ANN ARBOR, Mich. – Most patients go to the hospital believing they'll get better, but the family of a pregnant woman at the University of Michigan Hospital knows her chances of returning home are slim.
Carrie DeKlyen is a wife and a mother of five children. Back in April, she was diagnosed with a rare brain tumor. Two weeks later, she found out she was pregnant with her sixth child.
"We have an amazing family," DeKlyen's sister-in-law, Sonya Nelson, told WOOD TV. "I don't know how families that do not have the support that we have get through a trial like this."
Doctors removed the tumor twice, but the cancer has returned, so they recommended terminating the pregnancy so she could try a clinical drug.
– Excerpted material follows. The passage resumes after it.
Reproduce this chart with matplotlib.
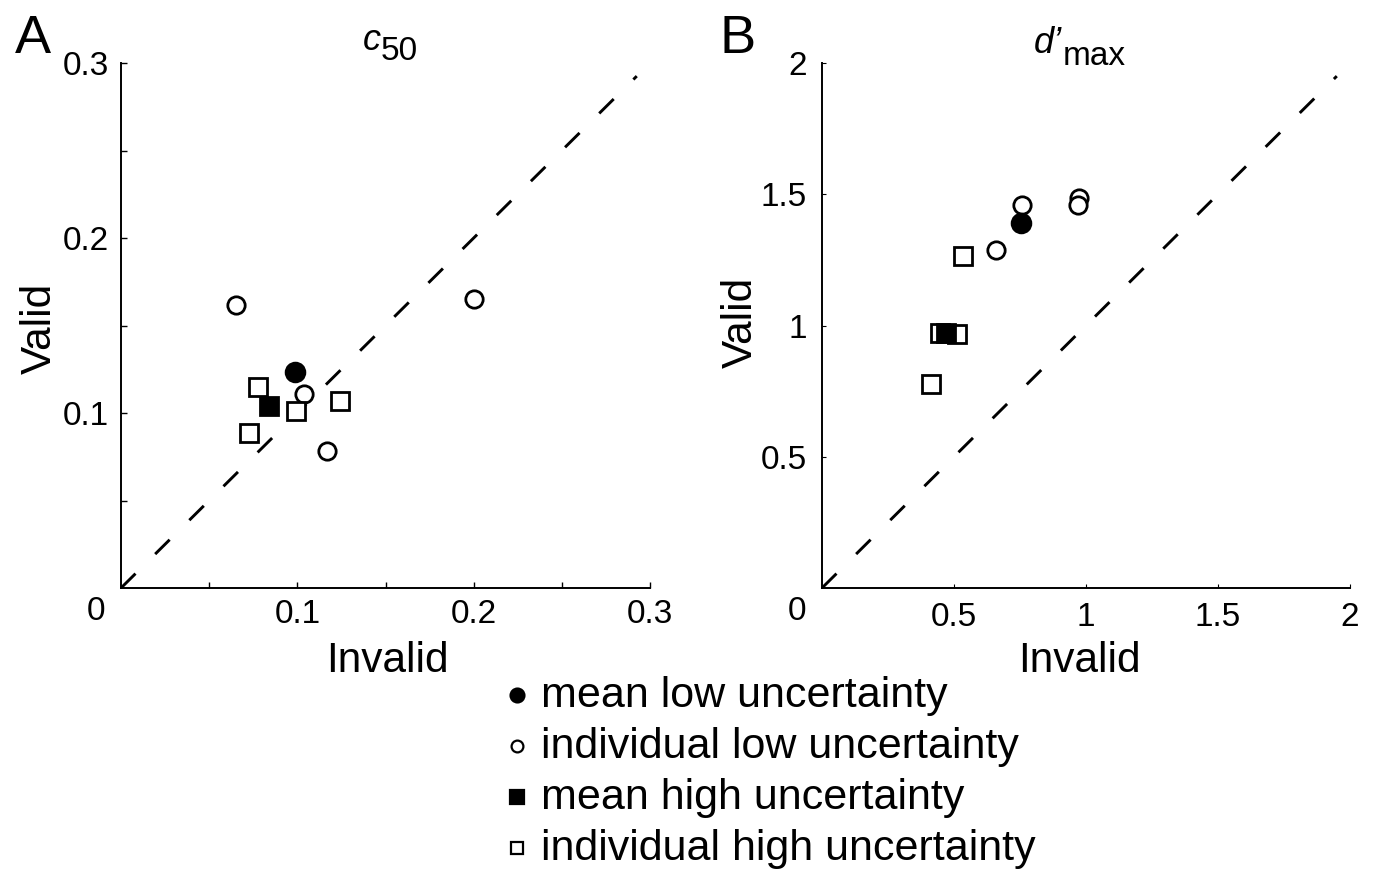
import matplotlib
matplotlib.use("Agg")
import matplotlib.pyplot as plt
import numpy as np

plt.rcParams['font.family'] = ['Liberation Sans', 'DejaVu Sans']

# ---- data: panel A (c50) ----
a_mean_low = ([0.0987], [0.1234])
a_ind_low_x = [0.0655, 0.2000, 0.1038, 0.1171]
a_ind_low_y = [0.1617, 0.1651, 0.1109, 0.0783]
a_mean_high = ([0.0840], [0.1040])
a_ind_high_x = [0.0779, 0.0990, 0.1242, 0.0726]
a_ind_high_y = [0.1147, 0.1013, 0.1069, 0.0884]

# ---- data: panel B (d'max) ----
b_mean_low = ([0.753], [1.392])
b_ind_low_x = [0.759, 0.972, 0.970, 0.658]
b_ind_low_y = [1.459, 1.487, 1.459, 1.288]
b_mean_high = ([0.469], [0.973])
b_ind_high_x = [0.535, 0.447, 0.510, 0.413]
b_ind_high_y = [1.265, 0.971, 0.968, 0.777]

a_ticks_major = [0.1, 0.2, 0.3]
a_ticks_all = [0.05, 0.1, 0.15, 0.2, 0.25, 0.3]
b_ticks_major = [0.5, 1, 1.5, 2]
a_tick_labels = ['0.1', '0.2', '0.3']
b_tick_labels = ['0.5', '1', '1.5', '2']

legend_labels = ['mean low uncertainty', 'individual low uncertainty',
                 'mean high uncertainty', 'individual high uncertainty']

W, H = 1374, 871
fig = plt.figure(figsize=(W / 100, H / 100), dpi=100)

def fx(x):
    return x / W

def fy(y):
    return 1 - y / H

axA = fig.add_axes([fx(121), fy(588), (650 - 121) / W, (588 - 63) / H])
axB = fig.add_axes([fx(822), fy(588), (1350 - 822) / W, (588 - 63) / H])

ms_ind = 12.5
ms_mean = 13.5
mew = 2.0

def draw(ax, lim, ml, ilx, ily, mh, ihx, ihy):
    ax.plot([0, lim * 0.975], [0, lim * 0.975], color='k', lw=2.1, dashes=(7, 9.5), zorder=1)
    ax.plot(ilx, ily, 'o', ms=ms_ind, mfc='white', mec='k', mew=mew, ls='none', zorder=3)
    ax.plot(ihx, ihy, 's', ms=ms_ind, mfc='white', mec='k', mew=mew, ls='none', zorder=3)
    ax.plot(ml[0], ml[1], 'o', ms=ms_mean, mfc='k', mec='k', mew=mew, ls='none', zorder=4)
    ax.plot(mh[0], mh[1], 's', ms=ms_mean, mfc='k', mec='k', mew=mew, ls='none', zorder=4)
    ax.set_xlim(0, lim)
    ax.set_ylim(0, lim)
    for s in ['top', 'right']:
        ax.spines[s].set_visible(False)
    for s in ['left', 'bottom']:
        ax.spines[s].set_linewidth(1.4)
    ax.annotate('0', xy=(0, 0), xycoords='data', xytext=(-25, -24),
                textcoords='offset pixels', ha='center', va='center', fontsize=24)

draw(axA, 0.3, a_mean_low, a_ind_low_x, a_ind_low_y, a_mean_high, a_ind_high_x, a_ind_high_y)
draw(axB, 2.0, b_mean_low, b_ind_low_x, b_ind_low_y, b_mean_high, b_ind_high_x, b_ind_high_y)

# ticks A
axA.set_xticks(a_ticks_all)
axA.set_xticklabels(['' if t not in a_ticks_major else a_tick_labels[a_ticks_major.index(t)] for t in a_ticks_all])
axA.set_yticks(a_ticks_all)
axA.set_yticklabels(['' if t not in a_ticks_major else a_tick_labels[a_ticks_major.index(t)] for t in a_ticks_all])
axA.tick_params(direction='in', length=4, width=1.0, labelsize=24)
axA.tick_params(axis='x', pad=8)
axA.tick_params(axis='y', pad=9)

# ticks B
axB.set_xticks(b_ticks_major)
axB.set_xticklabels(b_tick_labels)
axB.set_yticks(b_ticks_major)
axB.set_yticklabels(b_tick_labels)
axB.tick_params(direction='in', length=3, width=0.8, labelsize=24)
axB.tick_params(axis='x', pad=10)
axB.tick_params(axis='y', pad=11)

# axis labels
fig.text(fx(387), fy(672), 'Invalid', fontsize=30.5, ha='center', va='baseline')
fig.text(fx(1079), fy(672), 'Invalid', fontsize=30.5, ha='center', va='baseline')
fig.text(fx(40), fy(328), 'Valid', fontsize=30.5, ha='center', va='center', rotation=90)
fig.text(fx(741), fy(322), 'Valid', fontsize=30.5, ha='center', va='center', rotation=90)

# panel letters
fig.text(fx(15), fy(53), 'A', fontsize=39, ha='left', va='baseline')
fig.text(fx(720), fy(53), 'B', fontsize=39, ha='left', va='baseline')

# titles
fig.text(fx(381), fy(50), 'c', fontsize=26, style='italic', ha='right', va='baseline')
fig.text(fx(381), fy(60), '50', fontsize=24, ha='left', va='baseline')
fig.text(fx(1062), fy(53), 'd\u2019', fontsize=26, style='italic', ha='right', va='baseline')
fig.text(fx(1063), fy(65), 'max', fontsize=24, ha='left', va='baseline')

# legend (manual, figure pixel coordinates)
lg = fig.add_axes([0, 0, 1, 1], facecolor='none')
lg.set_xlim(0, W)
lg.set_ylim(H, 0)
lg.axis('off')
rows_y = [695, 746, 797, 848]
mk = [('o', 'k', 10.0), ('o', 'white', 8.5), ('s', 'k', 9.5), ('s', 'white', 9.0)]
for (m, fc, s), yy, lab in zip(mk, rows_y, legend_labels):
    lg.plot([517], [yy], m, ms=s, mfc=fc, mec='k', mew=1.6)
    lg.text(541, yy + 12, lab, fontsize=31, ha='left', va='baseline')

fig.savefig('out.png', dpi=100)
"This trial they said would have prolonged her life, medically speaking, even longer," Nelson told WOOD TV. "But they chose to continue with the pregnancy, so this is where we are at today."
Nelson was looking after DeKlyen's 2-year-old son, who likely won't get to see his mother again, but who might have a new baby sister.
"We're just a normal family," Nelson told WOOD TV. "Living, working, and then you feel like your life simply crumples before your eyes."
DeKlyen's family isn't giving up. She had a stroke and is semiconscious at the hospital.
The life expectancy for someone with her form of cancer is 15 months, and now her family is just hoping to keep her breathing for eight more weeks so doctors can deliver the baby at 28 weeks.
"We want her to wake up," Nelson told WOOD TV. "We would love for her to be able to see she gave the child a gift of life."